Tuesday, December 27, 2011

Are Fat Santas a Sign of a Burgeoning Economy?

Falling off roofs is one thing, adult onset diabetes is another.
I was buying Christmas cards in the mall last week when peered over the side of the escalator to spy jolly old St. Nick.

He's been losing weight. He sure had a paunch, but this was not the rotund, jelly-riddled Chris Cringle I know and love from his Coca-Cola storybook. Santa's been watching his carbs, kiddies.

Which has me wondering if authentically fat Santas are indicative of a sprawling, growing economy.

I'd imagine even the Old Man needs to tighten his belt in these recessive times, but then, frankly, he'd probably lose his job to a more … shall we say "naturally glandular" Father Christmas. The presence of a svelter Santa would seem to indicate then a relative dearth of fat Santas, so where have they gone?

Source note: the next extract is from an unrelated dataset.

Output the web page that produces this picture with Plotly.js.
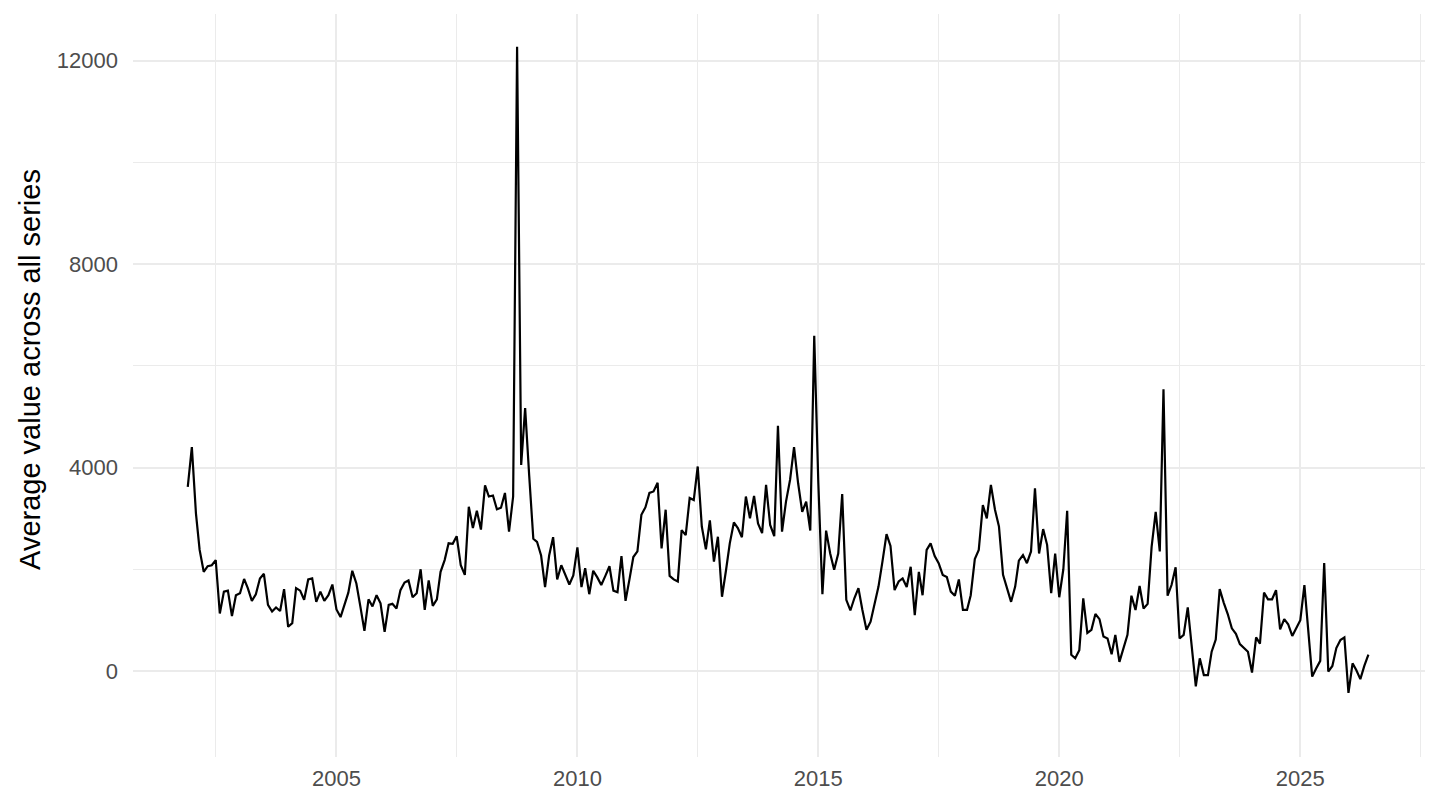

Ostensibly, they weren't exactly leading the healthiest lifestyles, maintaining a heavy build and high cholesterol all year. With that kind of lifestyle, I can only surmise that all fat Santas either slimmed down for health concerns or went the way of the Brachiosaur.

Yes, an uncertain immediate future tends to make us a little more pragmatic, but does the opposite hold true? When we're feeling bright and shiny about our futures, do we abuse ourselves more? Or are we simply more readily able to hire another fat, bearded man should one accidentally give himself an aneurism? Do we, in fact, become utterly ambiguous to the blight on moderate obesity  among the elderly, because once every year they become useful to us? Like wiener dogs and pot-bellied pigs, ave we bred Santas only to be occasionally pertinent curiosities? Luxury items?

Maybe we just feel less responsible when what we're losing is already in surplus.